III. For Anna, A Reasonable Response Was to Stand Firm.
Likely Anna was about 17 when she married, her husband died 7 years later and for the next 60 years or so she remained single and served God in the richness of being single. Night and day she served, with fastings and prayer she served. It was to her only a reasonable response, it was not extraordinary. She is described as being a ‘prophetess’, a woman whom God used to proclaim His word and revealed will. Sir Edwyn Clement Hoskyns has this quote attributed to him, “The Truth which is being spoken to you most clearly in the Scriptures is your only protection against cynicism and skepticism, just as it is your only protection against that false romanticism which is the modern cruel substitute for faith in God.” How will you stand firm against these same corrosive forces in your life? Whenever you are assailed by cynicism or skepticism that seeks to replace your faith, how will you stand firm? You see Anna, like Simeon, was also searching for the redemption of Israel, she longed to see His salvation come. She fasted to that end, she prayed and served to that end. She didn’t quit, she didn’t take a break, she didn’t pull back, she stood firm. It was to her a reasonable response to God.
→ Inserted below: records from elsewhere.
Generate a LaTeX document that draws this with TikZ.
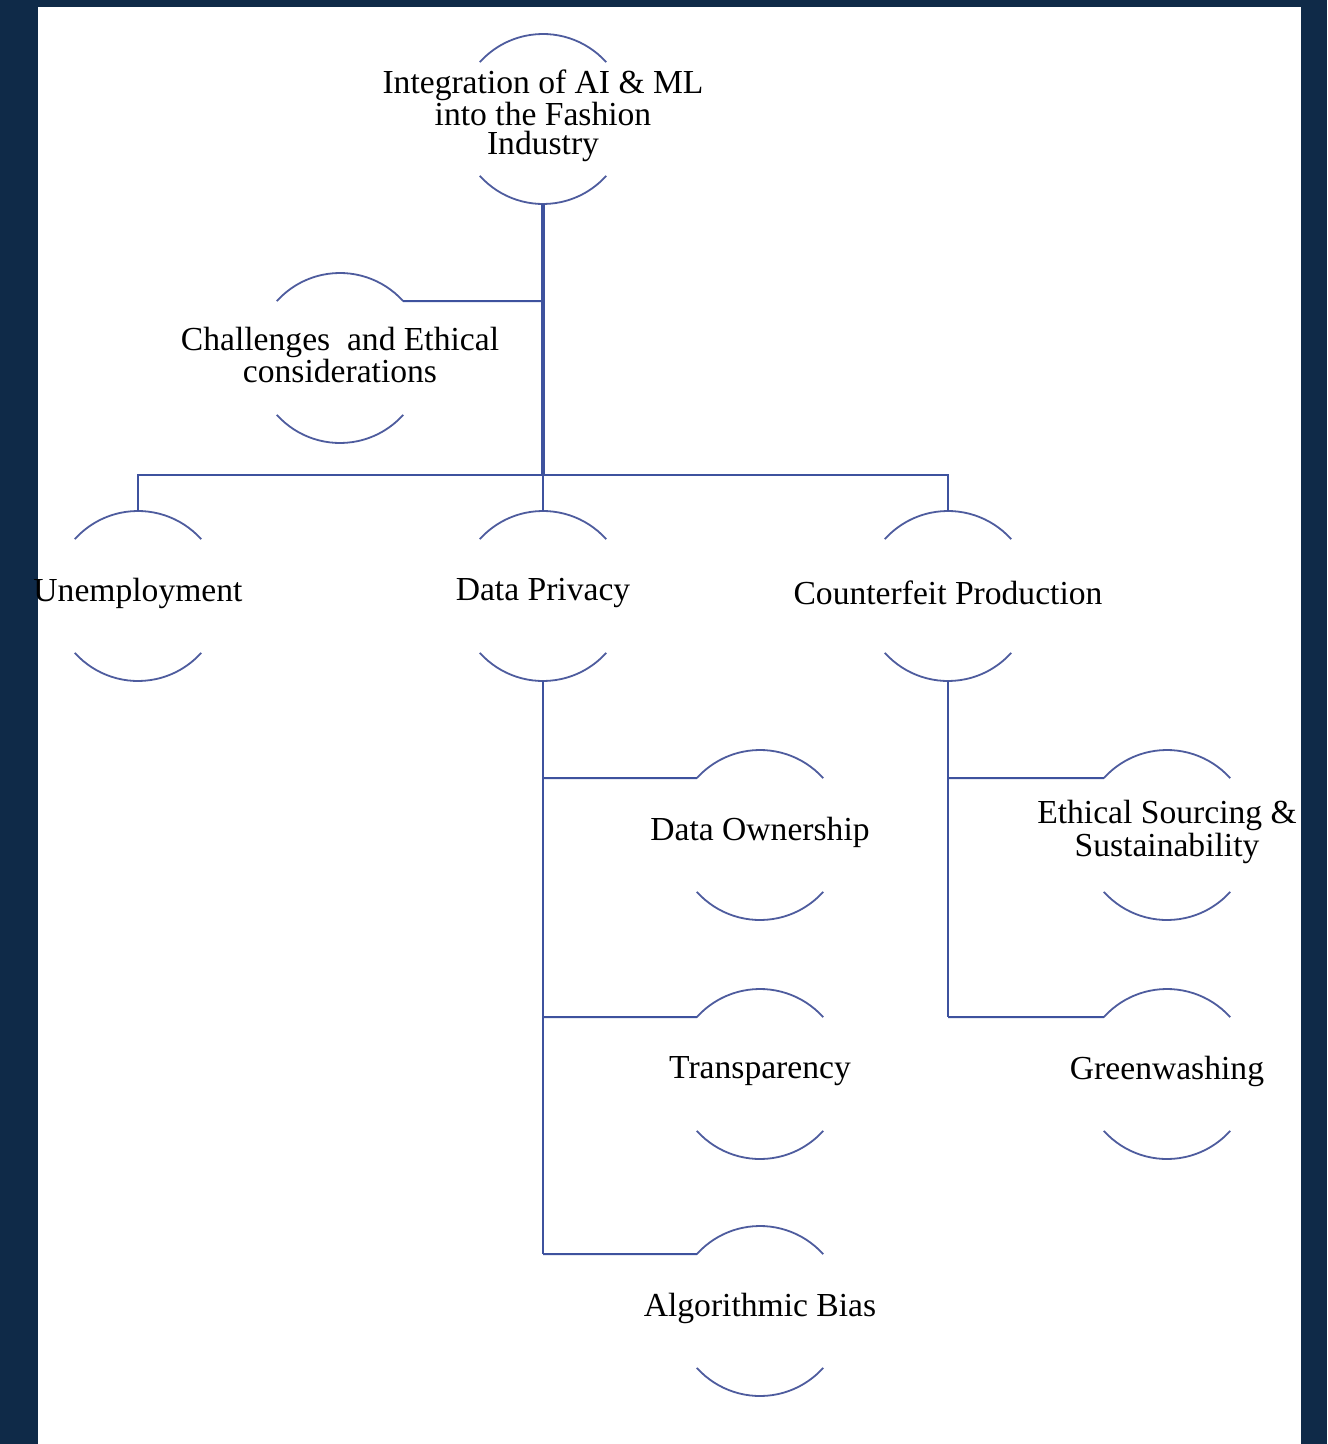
\documentclass[tikz,border=0pt]{standalone}
\usepackage{fontspec}
\setmainfont{Liberation Serif}
\usepackage{xcolor}
\usetikzlibrary{arrows.meta}

\definecolor{navybg}{RGB}{15,42,72}
\definecolor{linkblue}{RGB}{62,82,158}
\definecolor{ringblue}{RGB}{78,92,158}

\begin{document}
\begin{tikzpicture}[x=0.5pt,y=-0.5pt]
	\useasboundingbox (0,0) rectangle (1327,1444);
	\fill[navybg] (0,0) rectangle (1327,1444);
	\fill[white] (38,7) rectangle (1301,1444);
	\begin{scope}[every node/.style = {circle, minimum size=85pt, inner sep=0pt, outer sep=0pt},
		every label/.append style={shape=rectangle, minimum size=0pt, inner sep=1pt, align=center,
			font=\fontsize{16.8}{14.5}\selectfont, yshift=1.5pt}]
		\node [label={center:Integration of AI \& ML\\into the Fashion\\Industry}] (root) at (543,119) {};
		\node [label={center:Challenges\ \ and Ethical\\considerations}] (chal) at (340,358) {};
		\node [label={center:Unemployment}] (unemp) at (138,596) {};
		\node [label={center:Data Privacy}] (dp) at (543,596) {};
		\node [label={center:Counterfeit Production}] (cp) at (948,596) {};
		\node [label={center:Data Ownership}] (own) at (760,835) {};
		\node [label={center:Transparency}] (transp) at (760,1074) {};
		\node [label={center:Algorithmic Bias}] (bias) at (760,1311) {};
		\node [label={center:Ethical Sourcing \&\\Sustainability}] (ethic) at (1167,835) {};
		\node [label={center:Greenwashing}] (green) at (1167,1074) {};
	\end{scope}
	% open rings round the nodes
	\foreach \n in {root,chal,unemp,dp,cp,own,transp,bias,ethic,green} {
		\draw [ringblue, line width=0.9pt] (\n.42) arc[start angle=42, end angle=138, radius=42.5pt];
		\draw [ringblue, line width=0.9pt] (\n.222) arc[start angle=222, end angle=318, radius=42.5pt];
	}
	\coordinate (cj) at (543,301);
	\coordinate (bus) at (543,475);
	\coordinate (dj1) at (543,778);
	\coordinate (dj2) at (543,1017);
	\coordinate (dj3) at (543,1254);
	\coordinate (cj1) at (948,778);
	\coordinate (cj2) at (948,1017);
	\begin{scope}[every path/.style={draw=linkblue, line width=1pt}]
		\draw [line width=1.8pt] (root.south) -- (bus);
		\draw (bus) -- (dp.north);
		\draw (cj) -- (chal.42);
		\draw (bus) -| (unemp.north);
		\draw (bus) -| (cp.north);
		\draw (dp.south) -- (dj3);
		\draw (dj1) -- (own.138);
		\draw (dj2) -- (transp.138);
		\draw (dj3) -- (bias.138);
		\draw (cp.south) -- (cj2);
		\draw (cj1) -- (ethic.138);
		\draw (cj2) -- (green.138);
	\end{scope}
\end{tikzpicture}
\end{document}
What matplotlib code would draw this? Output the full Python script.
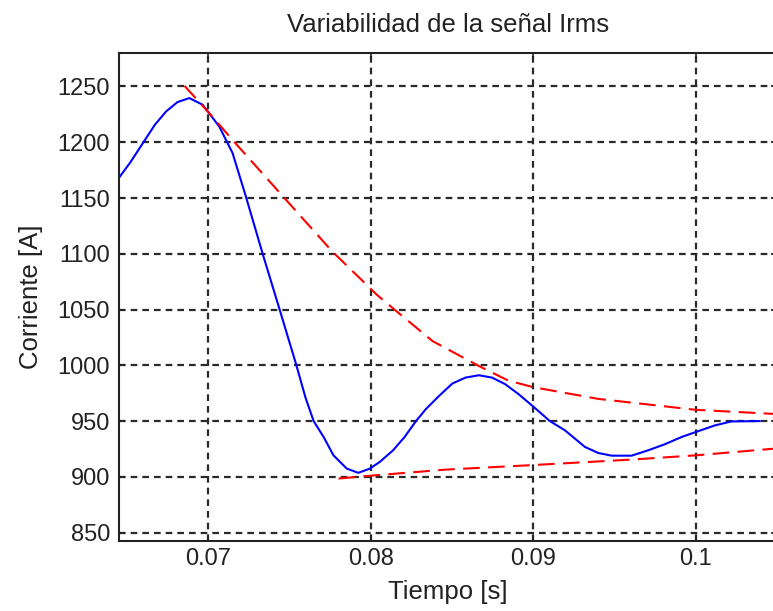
import matplotlib
matplotlib.use("Agg")
import matplotlib.pyplot as plt

plt.rcParams['font.family'] = ['Liberation Sans', 'DejaVu Sans']
plt.rcParams['lines.scale_dashes'] = False

# señal Irms (azul)
t_irms = [0.06448, 0.06520, 0.06597, 0.06670, 0.06740, 0.06810, 0.06883, 0.06965,
          0.07067, 0.07149, 0.07231, 0.07333, 0.07436, 0.07540, 0.07598, 0.07648,
          0.07710, 0.07770, 0.07852, 0.07923, 0.07994, 0.08055, 0.08136, 0.08207,
          0.08278, 0.08339, 0.08421, 0.08502, 0.08583, 0.08665, 0.08746, 0.08827,
          0.08909, 0.09000, 0.09102, 0.09195, 0.09318, 0.09400, 0.09482, 0.09605,
          0.09707, 0.09809, 0.09912, 0.10000, 0.10117, 0.10219, 0.10393]
i_irms = [1167.8, 1182.0, 1199.2, 1215.5, 1227.6, 1236.0, 1239.6, 1233.6,
          1214.1, 1190.3, 1151.3, 1100.6, 1051.3, 1001.0, 971.0, 950.0,
          935.6, 919.3, 907.4, 903.6, 907.4, 913.4, 923.7, 935.6,
          950.0, 960.8, 972.7, 983.7, 989.0, 991.1, 989.0, 983.1,
          974.2, 963.0, 950.0, 941.7, 926.8, 921.4, 919.0, 919.0,
          923.8, 929.2, 935.7, 940.2, 946.1, 949.7, 950.0]

# envolvente superior (rojo)
t_sup = [0.06853, 0.07006, 0.07149, 0.07487, 0.07763, 0.08039, 0.08172, 0.0838,
         0.08665, 0.08846, 0.09000, 0.09400, 0.10000, 0.10500]
i_sup = [1250.6, 1226.0, 1202.0, 1146.9, 1102.0, 1063.0, 1046.8, 1021.7,
         999.4, 986.3, 980.4, 969.9, 960.1, 956.3]

# envolvente inferior (rojo)
t_inf = [0.07801, 0.08035, 0.08461, 0.09000, 0.09605, 0.10000, 0.10500]
i_inf = [898.5, 901.5, 906.5, 910.6, 915.5, 919.3, 925.5]

xticks = [0.07, 0.08, 0.09, 0.1]
xtick_labels = ['0.07', '0.08', '0.09', '0.1']
yticks = [850, 900, 950, 1000, 1050, 1100, 1150, 1200, 1250]

fig = plt.figure(figsize=(7.73, 6.11), dpi=100)
ax = fig.add_axes([119 / 773, 70 / 611, 658 / 773, 488 / 611])

ax.plot(t_irms, i_irms, color='#0000ff', lw=1.5)
ax.plot(t_sup, i_sup, color='#ff0000', lw=1.5, linestyle=(0, (12, 6)))
ax.plot(t_inf, i_inf, color='#ff0000', lw=1.5, linestyle=(0, (12, 6)))

ax.set_xlim(0.0645, 0.105)
ax.set_ylim(842.5, 1280)
ax.set_xticks(xticks)
ax.set_xticklabels(xtick_labels)
ax.set_yticks(yticks)

ax.grid(True, color='#2a2a2a', lw=1.6, linestyle=(0, (4.8, 3.6)))
ax.set_axisbelow(True)

for s in ax.spines.values():
    s.set_linewidth(1.5)
    s.set_color('#222222')

ax.tick_params(direction='in', length=4.5, width=1.2, top=True, right=True,
               labelsize=17, colors='#222222')
ax.tick_params(axis='x', pad=5)
ax.tick_params(axis='y', pad=6.5)

ax.set_title('Variabilidad de la señal Irms', fontsize=18.5, pad=15, color='#222222')
ax.set_xlabel('Tiempo [s]', fontsize=18.5, color='#222222')
ax.set_ylabel('Corriente [A]', fontsize=18.5, color='#222222')
ax.xaxis.set_label_coords(0.5, -0.080)
ax.yaxis.set_label_coords(-0.1155, 0.5)

fig.savefig('out.png', dpi=100)
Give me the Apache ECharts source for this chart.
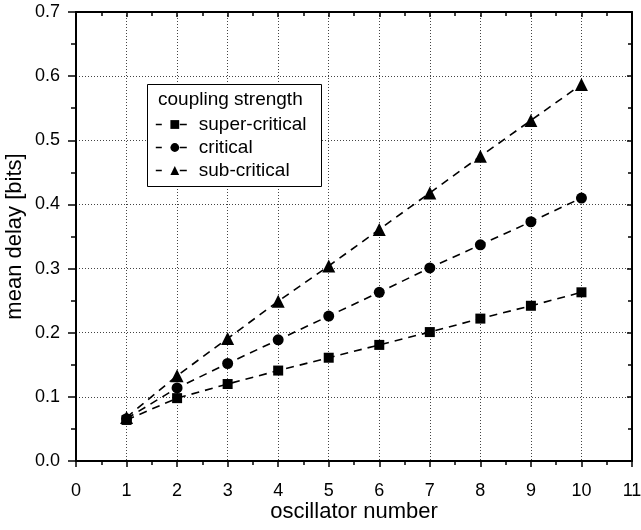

In God’s timing, Anna perfectly intersected with Mary, Joseph, Simeon and Jesus. She beheld Christ, she saw Jesus and all that she had persevered for was fulfilled.

God does have a reasonable expectation for each one of us here this morning, that we would respond in simplicity, with a passion to search that we would also enable us to persevere and stand firm…it is our reasonable response to all of what God has done and is about to do in Christ Jesus.